RAW DATA
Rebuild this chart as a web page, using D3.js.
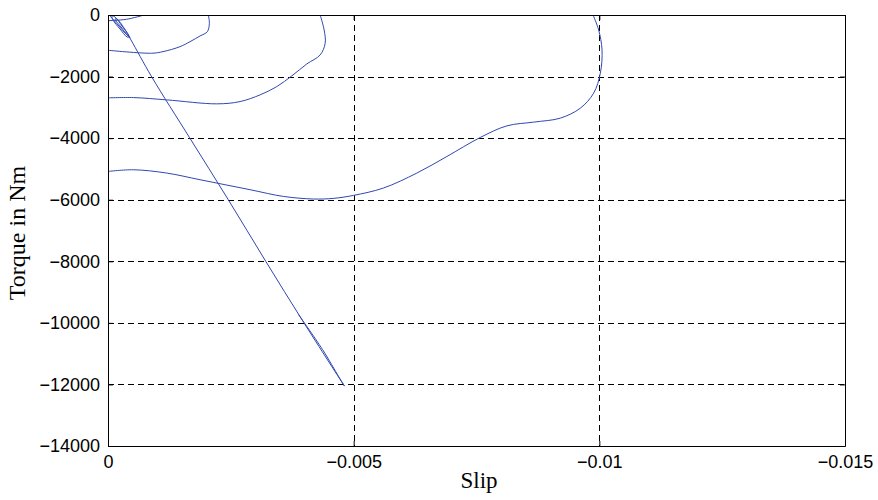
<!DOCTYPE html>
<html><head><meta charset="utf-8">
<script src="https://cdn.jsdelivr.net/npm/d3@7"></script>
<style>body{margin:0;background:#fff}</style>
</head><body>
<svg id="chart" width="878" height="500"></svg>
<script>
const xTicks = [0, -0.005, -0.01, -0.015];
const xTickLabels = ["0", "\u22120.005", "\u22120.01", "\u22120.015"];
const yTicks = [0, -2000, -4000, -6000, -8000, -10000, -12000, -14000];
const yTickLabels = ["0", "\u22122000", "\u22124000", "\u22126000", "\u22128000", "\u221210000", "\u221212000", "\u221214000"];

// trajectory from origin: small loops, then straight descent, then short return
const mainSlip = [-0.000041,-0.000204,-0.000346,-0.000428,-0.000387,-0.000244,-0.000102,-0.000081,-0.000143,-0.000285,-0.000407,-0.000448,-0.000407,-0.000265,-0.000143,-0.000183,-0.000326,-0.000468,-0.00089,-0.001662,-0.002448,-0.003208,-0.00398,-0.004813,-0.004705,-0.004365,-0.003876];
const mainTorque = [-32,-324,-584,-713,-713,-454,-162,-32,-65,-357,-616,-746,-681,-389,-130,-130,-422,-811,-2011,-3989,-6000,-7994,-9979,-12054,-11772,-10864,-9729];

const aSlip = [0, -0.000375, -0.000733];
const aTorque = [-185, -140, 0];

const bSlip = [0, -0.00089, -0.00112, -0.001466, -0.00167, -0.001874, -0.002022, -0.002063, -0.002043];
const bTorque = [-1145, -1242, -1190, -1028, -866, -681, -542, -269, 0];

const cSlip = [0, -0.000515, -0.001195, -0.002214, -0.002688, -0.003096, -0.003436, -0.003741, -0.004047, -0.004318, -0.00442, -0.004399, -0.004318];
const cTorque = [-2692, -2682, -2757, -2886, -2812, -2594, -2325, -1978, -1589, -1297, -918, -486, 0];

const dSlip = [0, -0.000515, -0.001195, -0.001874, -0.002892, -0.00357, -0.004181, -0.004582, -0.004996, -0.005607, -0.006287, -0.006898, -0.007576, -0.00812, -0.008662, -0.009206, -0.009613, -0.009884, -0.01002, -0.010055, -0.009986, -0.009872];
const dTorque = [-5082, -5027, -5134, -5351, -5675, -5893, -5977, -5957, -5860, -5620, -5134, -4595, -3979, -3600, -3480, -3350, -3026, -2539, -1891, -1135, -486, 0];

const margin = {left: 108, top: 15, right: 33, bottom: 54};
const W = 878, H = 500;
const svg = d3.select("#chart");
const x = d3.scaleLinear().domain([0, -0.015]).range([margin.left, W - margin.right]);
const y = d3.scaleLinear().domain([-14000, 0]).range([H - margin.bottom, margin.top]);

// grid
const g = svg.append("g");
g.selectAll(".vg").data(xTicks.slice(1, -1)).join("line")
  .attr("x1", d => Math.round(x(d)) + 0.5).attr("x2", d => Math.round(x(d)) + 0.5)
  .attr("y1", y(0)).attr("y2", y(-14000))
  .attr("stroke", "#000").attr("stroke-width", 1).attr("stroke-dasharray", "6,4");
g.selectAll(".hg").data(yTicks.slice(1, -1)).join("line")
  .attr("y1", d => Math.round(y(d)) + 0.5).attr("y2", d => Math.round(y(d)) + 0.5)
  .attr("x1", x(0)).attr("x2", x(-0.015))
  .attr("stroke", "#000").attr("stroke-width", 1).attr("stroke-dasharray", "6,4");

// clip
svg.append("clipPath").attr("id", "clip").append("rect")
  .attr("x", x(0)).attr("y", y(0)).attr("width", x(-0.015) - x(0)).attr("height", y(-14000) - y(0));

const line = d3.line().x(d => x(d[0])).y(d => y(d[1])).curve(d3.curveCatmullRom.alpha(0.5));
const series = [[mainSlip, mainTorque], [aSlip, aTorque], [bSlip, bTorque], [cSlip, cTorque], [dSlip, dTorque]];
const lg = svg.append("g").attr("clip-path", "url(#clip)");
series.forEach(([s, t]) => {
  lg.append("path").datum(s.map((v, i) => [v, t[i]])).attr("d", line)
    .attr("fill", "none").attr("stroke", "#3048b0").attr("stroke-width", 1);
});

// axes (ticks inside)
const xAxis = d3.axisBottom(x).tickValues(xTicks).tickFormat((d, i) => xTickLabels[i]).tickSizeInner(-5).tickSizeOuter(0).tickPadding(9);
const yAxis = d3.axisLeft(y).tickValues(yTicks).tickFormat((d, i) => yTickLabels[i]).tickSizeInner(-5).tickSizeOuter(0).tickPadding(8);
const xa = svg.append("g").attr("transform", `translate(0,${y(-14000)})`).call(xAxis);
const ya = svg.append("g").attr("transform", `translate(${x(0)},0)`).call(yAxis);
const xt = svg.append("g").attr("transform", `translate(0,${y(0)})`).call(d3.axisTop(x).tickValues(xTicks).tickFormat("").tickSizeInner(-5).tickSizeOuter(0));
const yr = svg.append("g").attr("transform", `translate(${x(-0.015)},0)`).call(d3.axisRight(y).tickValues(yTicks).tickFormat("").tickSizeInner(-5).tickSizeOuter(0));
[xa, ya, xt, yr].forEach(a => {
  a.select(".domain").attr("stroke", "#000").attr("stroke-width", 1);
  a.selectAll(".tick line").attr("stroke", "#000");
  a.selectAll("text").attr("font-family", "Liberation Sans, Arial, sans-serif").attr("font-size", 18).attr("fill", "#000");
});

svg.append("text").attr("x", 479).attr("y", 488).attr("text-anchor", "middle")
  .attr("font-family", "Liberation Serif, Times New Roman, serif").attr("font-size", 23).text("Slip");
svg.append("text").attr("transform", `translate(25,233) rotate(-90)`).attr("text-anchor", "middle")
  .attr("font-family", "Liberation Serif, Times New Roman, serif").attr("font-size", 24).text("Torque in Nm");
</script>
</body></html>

TASK
Retype everything in the material word for word, minus pictures.

EXERCISE ANSWER
Rebuild this chart as a web page, using D3.js.
<!DOCTYPE html>
<html><head><meta charset="utf-8">
<script src="https://cdn.jsdelivr.net/npm/d3@7"></script>
<style>body{margin:0;background:#fff}</style>
</head><body>
<svg id="chart" width="878" height="500"></svg>
<script>
const xTicks = [0, -0.005, -0.01, -0.015];
const xTickLabels = ["0", "\u22120.005", "\u22120.01", "\u22120.015"];
const yTicks = [0, -2000, -4000, -6000, -8000, -10000, -12000, -14000];
const yTickLabels = ["0", "\u22122000", "\u22124000", "\u22126000", "\u22128000", "\u221210000", "\u221212000", "\u221214000"];

// trajectory from origin: small loops, then straight descent, then short return
const mainSlip = [-0.000041,-0.000204,-0.000346,-0.000428,-0.000387,-0.000244,-0.000102,-0.000081,-0.000143,-0.000285,-0.000407,-0.000448,-0.000407,-0.000265,-0.000143,-0.000183,-0.000326,-0.000468,-0.00089,-0.001662,-0.002448,-0.003208,-0.00398,-0.004813,-0.004705,-0.004365,-0.003876];
const mainTorque = [-32,-324,-584,-713,-713,-454,-162,-32,-65,-357,-616,-746,-681,-389,-130,-130,-422,-811,-2011,-3989,-6000,-7994,-9979,-12054,-11772,-10864,-9729];

const aSlip = [0, -0.000375, -0.000733];
const aTorque = [-185, -140, 0];

const bSlip = [0, -0.00089, -0.00112, -0.001466, -0.00167, -0.001874, -0.002022, -0.002063, -0.002043];
const bTorque = [-1145, -1242, -1190, -1028, -866, -681, -542, -269, 0];

const cSlip = [0, -0.000515, -0.001195, -0.002214, -0.002688, -0.003096, -0.003436, -0.003741, -0.004047, -0.004318, -0.00442, -0.004399, -0.004318];
const cTorque = [-2692, -2682, -2757, -2886, -2812, -2594, -2325, -1978, -1589, -1297, -918, -486, 0];

const dSlip = [0, -0.000515, -0.001195, -0.001874, -0.002892, -0.00357, -0.004181, -0.004582, -0.004996, -0.005607, -0.006287, -0.006898, -0.007576, -0.00812, -0.008662, -0.009206, -0.009613, -0.009884, -0.01002, -0.010055, -0.009986, -0.009872];
const dTorque = [-5082, -5027, -5134, -5351, -5675, -5893, -5977, -5957, -5860, -5620, -5134, -4595, -3979, -3600, -3480, -3350, -3026, -2539, -1891, -1135, -486, 0];

const margin = {left: 108, top: 15, right: 33, bottom: 54};
const W = 878, H = 500;
const svg = d3.select("#chart");
const x = d3.scaleLinear().domain([0, -0.015]).range([margin.left, W - margin.right]);
const y = d3.scaleLinear().domain([-14000, 0]).range([H - margin.bottom, margin.top]);

// grid
const g = svg.append("g");
g.selectAll(".vg").data(xTicks.slice(1, -1)).join("line")
  .attr("x1", d => Math.round(x(d)) + 0.5).attr("x2", d => Math.round(x(d)) + 0.5)
  .attr("y1", y(0)).attr("y2", y(-14000))
  .attr("stroke", "#000").attr("stroke-width", 1).attr("stroke-dasharray", "6,4");
g.selectAll(".hg").data(yTicks.slice(1, -1)).join("line")
  .attr("y1", d => Math.round(y(d)) + 0.5).attr("y2", d => Math.round(y(d)) + 0.5)
  .attr("x1", x(0)).attr("x2", x(-0.015))
  .attr("stroke", "#000").attr("stroke-width", 1).attr("stroke-dasharray", "6,4");

// clip
svg.append("clipPath").attr("id", "clip").append("rect")
  .attr("x", x(0)).attr("y", y(0)).attr("width", x(-0.015) - x(0)).attr("height", y(-14000) - y(0));

const line = d3.line().x(d => x(d[0])).y(d => y(d[1])).curve(d3.curveCatmullRom.alpha(0.5));
const series = [[mainSlip, mainTorque], [aSlip, aTorque], [bSlip, bTorque], [cSlip, cTorque], [dSlip, dTorque]];
const lg = svg.append("g").attr("clip-path", "url(#clip)");
series.forEach(([s, t]) => {
  lg.append("path").datum(s.map((v, i) => [v, t[i]])).attr("d", line)
    .attr("fill", "none").attr("stroke", "#3048b0").attr("stroke-width", 1);
});

// axes (ticks inside)
const xAxis = d3.axisBottom(x).tickValues(xTicks).tickFormat((d, i) => xTickLabels[i]).tickSizeInner(-5).tickSizeOuter(0).tickPadding(9);
const yAxis = d3.axisLeft(y).tickValues(yTicks).tickFormat((d, i) => yTickLabels[i]).tickSizeInner(-5).tickSizeOuter(0).tickPadding(8);
const xa = svg.append("g").attr("transform", `translate(0,${y(-14000)})`).call(xAxis);
const ya = svg.append("g").attr("transform", `translate(${x(0)},0)`).call(yAxis);
const xt = svg.append("g").attr("transform", `translate(0,${y(0)})`).call(d3.axisTop(x).tickValues(xTicks).tickFormat("").tickSizeInner(-5).tickSizeOuter(0));
const yr = svg.append("g").attr("transform", `translate(${x(-0.015)},0)`).call(d3.axisRight(y).tickValues(yTicks).tickFormat("").tickSizeInner(-5).tickSizeOuter(0));
[xa, ya, xt, yr].forEach(a => {
  a.select(".domain").attr("stroke", "#000").attr("stroke-width", 1);
  a.selectAll(".tick line").attr("stroke", "#000");
  a.selectAll("text").attr("font-family", "Liberation Sans, Arial, sans-serif").attr("font-size", 18).attr("fill", "#000");
});

svg.append("text").attr("x", 479).attr("y", 488).attr("text-anchor", "middle")
  .attr("font-family", "Liberation Serif, Times New Roman, serif").attr("font-size", 23).text("Slip");
svg.append("text").attr("transform", `translate(25,233) rotate(-90)`).attr("text-anchor", "middle")
  .attr("font-family", "Liberation Serif, Times New Roman, serif").attr("font-size", 24).text("Torque in Nm");
</script>
</body></html>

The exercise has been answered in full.